Think Finance published its latest report titled 2012 Underbanked Financial Sentiment Index early last week, which finds that Americans from all income levels are feeling the stress that comes with the holiday season, particularly gift-giving.
It is understandable why many are under pressure since nearly half (45 percent) of survey respondents said they do not expect to have all of the money to cover holiday expenses. Also, 85 percent responded that they will spend the same amount of money on gifts this year, while 54 percent plan to spend $500 or less and 27 percent plan to spend between $500 and $1,000.

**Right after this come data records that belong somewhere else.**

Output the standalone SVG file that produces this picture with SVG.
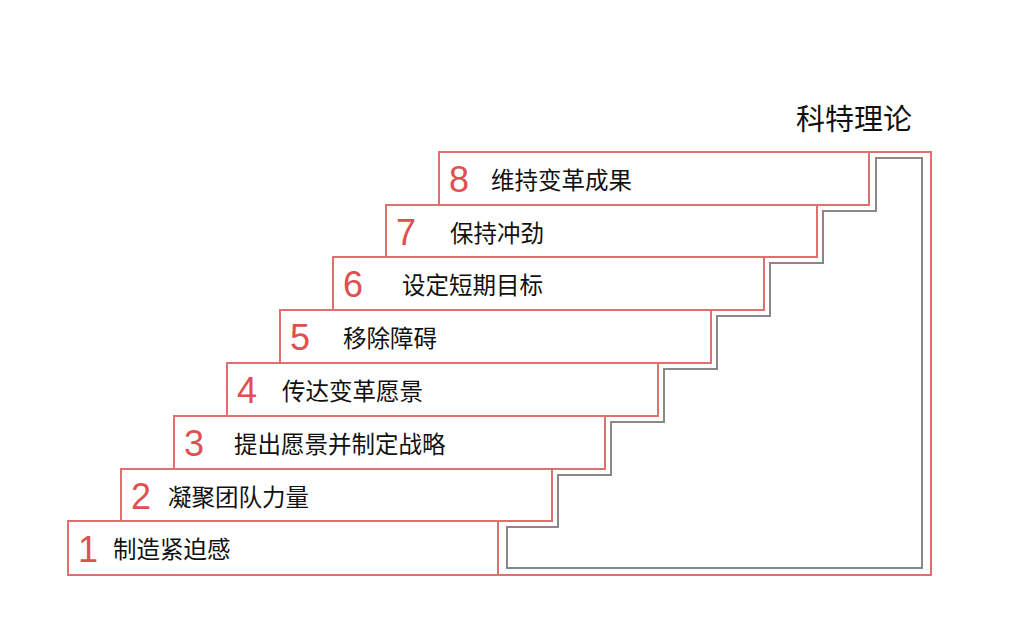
<svg xmlns="http://www.w3.org/2000/svg" width="1014" height="623" viewBox="0 0 1014 623">
<style>
.s{fill:#fff;stroke:#e07070;stroke-width:2}
.n{fill:#e05050;font-family:"Liberation Sans",sans-serif;font-size:36px}
.t{fill:#111;font-family:"Noto Sans CJK SC",sans-serif;font-size:23.5px}
</style>
<rect width="1014" height="623" fill="#fff"/>
<text x="796" y="130" font-family="Noto Sans CJK SC,sans-serif" font-size="29" fill="#111">科特理论</text>
<g id="frame">
<rect class="s" x="498" y="152" width="433" height="423"/>
<path d="M507,568 V527 H558 V475 H611 V422 H664 V369 H717 V316 H770 V263 H823 V211 H876 V158 H922 V568 Z" fill="none" stroke="#888" stroke-width="2"/>
</g>
<g id="step8"><rect class="s" x="439" y="152" width="430" height="53"/><text class="n" x="449" y="192">8</text><text class="t" x="491" y="189">维持变革成果</text></g>
<g id="step7"><rect class="s" x="386" y="205" width="431" height="52"/><text class="n" x="396" y="245">7</text><text class="t" x="450" y="242">保持冲劲</text></g>
<g id="step6"><rect class="s" x="333" y="257" width="431" height="53"/><text class="n" x="343" y="297">6</text><text class="t" x="402" y="294">设定短期目标</text></g>
<g id="step5"><rect class="s" x="280" y="310" width="431" height="53"/><text class="n" x="290" y="350">5</text><text class="t" x="343" y="347">移除障碍</text></g>
<g id="step4"><rect class="s" x="227" y="363" width="431" height="53"/><text class="n" x="237" y="403">4</text><text class="t" x="282" y="400">传达变革愿景</text></g>
<g id="step3"><rect class="s" x="174" y="416" width="431" height="53"/><text class="n" x="184" y="456">3</text><text class="t" x="234" y="453">提出愿景并制定战略</text></g>
<g id="step2"><rect class="s" x="121" y="469" width="431" height="52"/><text class="n" x="131" y="509">2</text><text class="t" x="168" y="506">凝聚团队力量</text></g>
<g id="step1"><rect class="s" x="68" y="521" width="430" height="54"/><text class="n" x="78" y="562">1</text><text class="t" x="113" y="558">制造紧迫感</text></g>
</svg>
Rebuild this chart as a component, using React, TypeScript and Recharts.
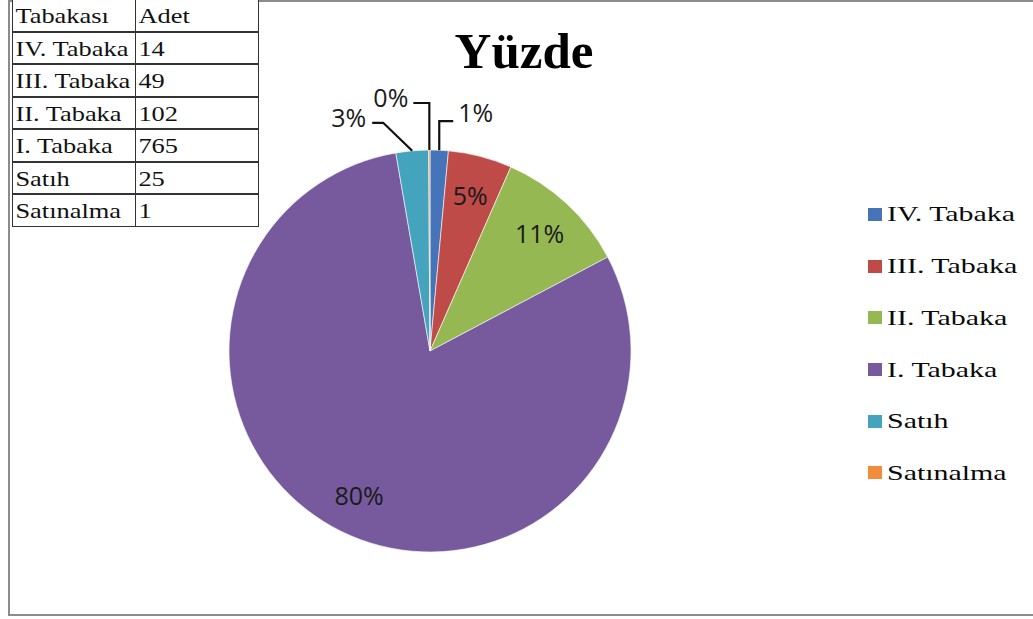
import React from 'react';
import { PieChart, Pie, Cell, Legend } from 'recharts';

const categories = ['IV. Tabaka', 'III. Tabaka', 'II. Tabaka', 'I. Tabaka', 'Satıh', 'Satınalma'];
const counts = [14, 49, 102, 765, 25, 1];
const colors = ['#4574B8', '#BE4B48', '#95B853', '#765A9D', '#44A4BE', '#F08C3C'];
const tableHeaders = ['Tabakası', 'Adet'];
const title = 'Yüzde';

// label placement: inside the slice or outside with an elbow leader line
const labelInside = [false, true, true, true, false, false];
// leader-line elbows relative to the slice's outer mid point: [x1, y1, x2, y2, textDx, textDy, textAnchor]
const leaders: Record<number, [number, number, number, number, number, number, string]> = {
  0: [0, -29, 14, -29, 19, -38, 'start'],
  4: [-29, -28, -40, -28, -46, -34, 'end'],
  5: [0, -47, -16, -47, -21, -53, 'end'],
};

const data = categories.map((name, i) => ({ name, value: counts[i] }));

const RAD = Math.PI / 180;
const labelFont = '"Open Sans", "Noto Sans", sans-serif';
const serif = '"Liberation Serif", "DejaVu Serif", serif';

const renderLabel = (props: any) => {
  const { cx, cy, midAngle, outerRadius, percent, index } = props;
  const txt = `${Math.round(percent * 100)}%`;
  if (labelInside[index]) {
    const r = outerRadius * 0.8;
    const x = cx + r * Math.cos(-midAngle * RAD);
    const y = cy + r * Math.sin(-midAngle * RAD);
    return (
      <text x={x} y={y} textAnchor="middle" dominantBaseline="central" fill="#1a1a1a"
        style={{ fontFamily: labelFont, fontSize: 25 }}>{txt}</text>
    );
  }
  const ax = cx + outerRadius * Math.cos(-midAngle * RAD);
  const ay = cy + outerRadius * Math.sin(-midAngle * RAD);
  const [x1, y1, x2, y2, tdx, tdy, anchor] = leaders[index];
  return (
    <g>
      <polyline points={`${ax},${ay} ${ax + x1},${ay + y1} ${ax + x2},${ay + y2}`} fill="none" stroke="#111" strokeWidth={2.2} />
      <text x={ax + tdx} y={ay + tdy} textAnchor={anchor as any} dominantBaseline="central" fill="#1a1a1a"
        style={{ fontFamily: labelFont, fontSize: 25 }}>{txt}</text>
    </g>
  );
};

const renderLegend = () => (
  <div>
    {categories.map((name, i) => (
      <div key={name} style={{ height: 51.7, display: 'flex', alignItems: 'center' }}>
        <span style={{ width: 14, height: 13, background: colors[i], display: 'inline-block', marginRight: 5 }} />
        <span style={{ display: 'inline-block', fontFamily: serif, fontSize: 22, color: '#0a0a0a', transform: 'scaleX(1.36)', transformOrigin: 'left center', whiteSpace: 'nowrap' }}>{name}</span>
      </div>
    ))}
  </div>
);

const rowH = 32.5;
const colX = [12, 136, 260];

export default function App() {
  const rows = [tableHeaders, ...categories.map((c, i) => [c, String(counts[i])])];
  return (
    <div style={{ position: 'absolute', left: 0, top: 0, width: 1033, height: 619, overflow: 'hidden', background: '#fff' }}>
      <div style={{ position: 'absolute', left: 8, top: 0, width: 1060, height: 616, border: '2px solid #8c8c8c', boxSizing: 'border-box' }} />
      <div style={{ position: 'absolute', left: 0, top: 0 }}>
        <PieChart width={1033} height={619} margin={{ top: 0, right: 0, bottom: 0, left: 0 }}>
          <Pie data={data} dataKey="value" nameKey="name" cx={430} cy={351} outerRadius={201}
            startAngle={90} endAngle={-270} isAnimationActive={false} label={renderLabel} labelLine={false}
            stroke="#ffffff" strokeWidth={0.6}>
            {data.map((d, i) => <Cell key={d.name} fill={colors[i]} />)}
          </Pie>
          <Legend content={renderLegend} wrapperStyle={{ position: 'absolute', left: 868, top: 188.6, width: 165 }} />
        </PieChart>
      </div>
      <div style={{ position: 'absolute', left: 0, top: 33, width: 1052, textAlign: 'center', fontFamily: serif, fontWeight: 'bold', fontSize: 51, lineHeight: '51px', color: '#000', pointerEvents: 'none' }}>
        <span style={{ position: 'absolute', left: 524, transform: 'translateX(-50%)', top: -7 }}>{title}</span>
      </div>
      <div style={{ position: 'absolute', left: 0, top: 0 }}>
        {rows.map((r, ri) => r.map((cell, ci) => (
          <div key={`${ri}-${ci}`} style={{
            position: 'absolute', left: colX[ci], top: ri * rowH - 1, width: colX[ci + 1] - colX[ci], height: rowH,
            border: '1px solid #333', boxSizing: 'border-box', marginLeft: ci > 0 ? -1 : 0,
            fontFamily: serif, fontSize: 22, lineHeight: `${rowH}px`, color: '#111', overflow: 'visible', whiteSpace: 'nowrap', background: '#fff'
          }}>
            <span style={{ display: 'inline-block', paddingLeft: 2, transform: 'scaleX(1.2)', transformOrigin: 'left center' }}>{cell}</span>
          </div>
        )))}
      </div>
    </div>
  );
}
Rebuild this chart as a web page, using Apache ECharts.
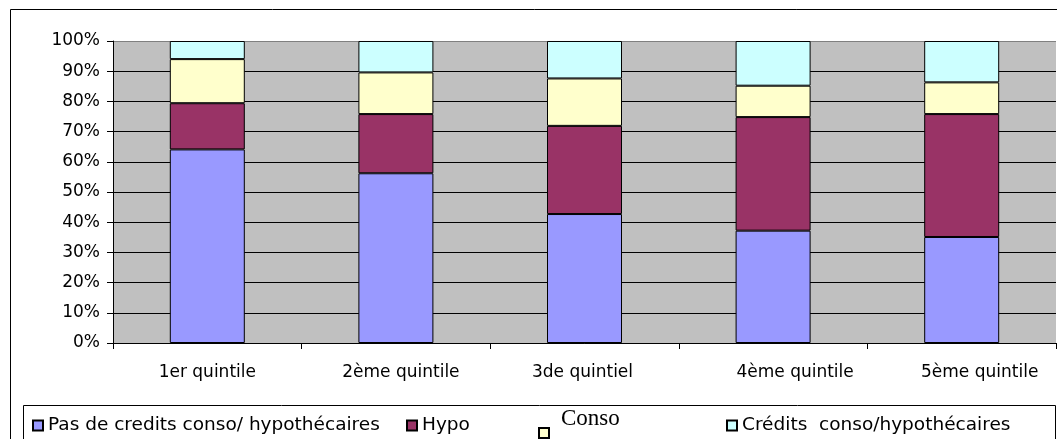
<!DOCTYPE html>
<html>
<head>
<meta charset="utf-8">
<script src="https://cdn.jsdelivr.net/npm/echarts@6/dist/echarts.min.js"></script>
<style>
  html, body { margin: 0; padding: 0; background: #fff; }
  #chart { width: 1057px; height: 439px; }
</style>
</head>
<body>
<div id="chart"></div>
<script>
// Household credit structure by income quintile (shares, %)
const categories = ['1er quintile', '2ème quintile', '3de quintiel', '4ème quintile', '5ème quintile'];
const seriesNames = ['Pas de credits conso/ hypothécaires', 'Hypo', 'Conso', 'Crédits  conso/hypothécaires'];
const pasDeCredits = [64.1, 56.2, 42.7, 37.2, 35.1];
const hypo = [15.3, 19.6, 29.2, 37.6, 40.7];
const conso = [14.6, 13.8, 15.7, 10.4, 10.5];
const creditsConsoHypo = [6.0, 10.4, 12.4, 14.8, 13.7];
const yTicks = [0, 10, 20, 30, 40, 50, 60, 70, 80, 90, 100];

const colors = ['#9999FF', '#993366', '#FFFFCC', '#CCFFFF'];
const values = [pasDeCredits, hypo, conso, creditsConsoHypo];
const FONT = 'DejaVu Sans';

// horizontal nudge of each category label (px, positive = right)
const labelShift = [0, 5, -2, 22, 18];

const chart = echarts.init(document.getElementById('chart'), null, { renderer: 'canvas' });

function legendFor(i, left, top, extra) {
  return Object.assign({
    data: [seriesNames[i]],
    left: left,
    top: top,
    padding: 0,
    icon: 'rect',
    itemWidth: 10,
    itemHeight: 10,
    selectedMode: false,
    textStyle: { fontFamily: FONT, fontSize: 18.5, color: '#000' }
  }, extra || {});
}

const labelRich = {};
labelShift.forEach((s, i) => {
  labelRich['c' + i] = {
    fontFamily: FONT, fontSize: 17, color: '#000',
    padding: s >= 0 ? [0, 0, 0, 2 * s] : [0, -2 * s, 0, 0]
  };
});

const option = {
  animation: false,
  backgroundColor: '#ffffff',
  grid: {
    left: 113,
    right: 1,
    top: 41,
    bottom: 96,
    show: true,
    backgroundColor: '#C0C0C0',
    borderWidth: 0
  },
  xAxis: {
    type: 'category',
    data: categories,
    boundaryGap: true,
    axisLine: { lineStyle: { color: '#000', width: 1 } },
    axisTick: { show: true, length: 6, lineStyle: { color: '#000' } },
    axisLabel: {
      color: '#000', fontFamily: FONT, fontSize: 17, margin: 21, interval: 0,
      formatter: (v, idx) => '{c' + idx + '|' + v + '}',
      rich: labelRich
    },
    splitLine: { show: false }
  },
  yAxis: {
    type: 'value',
    min: yTicks[0],
    max: yTicks[yTicks.length - 1],
    interval: 10,
    axisLine: { show: true, lineStyle: { color: '#000', width: 1 } },
    axisTick: { show: true, length: 6, lineStyle: { color: '#000' } },
    axisLabel: {
      color: '#000', fontFamily: FONT, fontSize: 17, margin: 13,
      formatter: v => v + '%'
    },
    splitLine: {
      show: true,
      lineStyle: {
        color: ['#000', '#000', '#000', '#000', '#000', '#000', '#000', '#000', '#000', '#000', '#808080'],
        width: 1
      }
    }
  },
  legend: [
    legendFor(0, 32, 416),
    legendFor(1, 406, 416),
    // marker only; its label is drawn separately in a serif face, raised above the marker
    legendFor(2, 538, 427, { formatter: () => '' }),
    legendFor(3, 726, 416)
  ],
  graphic: [
    {
      type: 'rect',
      shape: { x: 10.5, y: 9.5, width: 1200, height: 600 },
      style: { fill: 'none', stroke: '#000', lineWidth: 1 },
      silent: true,
      z: -1
    },
    {
      type: 'rect',
      shape: { x: 23.5, y: 405.5, width: 1032, height: 60 },
      style: { fill: 'none', stroke: '#000', lineWidth: 1 },
      silent: true,
      z: -1
    },
    {
      type: 'text',
      left: 561,
      top: 407,
      style: {
        text: seriesNames[2],
        fontFamily: 'Liberation Serif',
        fontSize: 23,
        fill: '#000'
      },
      silent: true
    }
  ],
  series: values.map((arr, i) => ({
    name: seriesNames[i],
    type: 'bar',
    stack: 'total',
    barWidth: 75,
    data: arr,
    itemStyle: { color: colors[i], borderColor: '#000', borderWidth: 1 },
    emphasis: { disabled: true }
  }))
};

chart.setOption(option);
</script>
</body>
</html>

A large percentage of Americans (45 percent) explained that their stress levels are high or extremely high. Nearly half stated that the holiday season brings so much pressure that they would find it preferable to skip Christmas completely.
“The economy has shown gradual improvement in recent years, but everyday Americans are still working hard to cover expenses making holiday spending particularly stressful," said Ken Rees, CEO, at Think Finance, in a press release. "The fact that people across income levels are turning to layaway makes it clear that we need more financial options."
Despite the desire to refrain from shopping at the busy malls or online, a portion of shoppers plan to use layaway programs, but they also say they want more financing options. Meanwhile, more than two-thirds reported wanting extra financing options other than store credit cards or layaway packages.
A Gallup poll found that the average American will spend $770 in gifts this season. It was reported that consumers north of the border in Canada will be spending on average $1,610 this holiday season, which is up 15 percent from the year prior.
The Think Finance online survey was conducted with 1,000 adults during an eight-day period in October.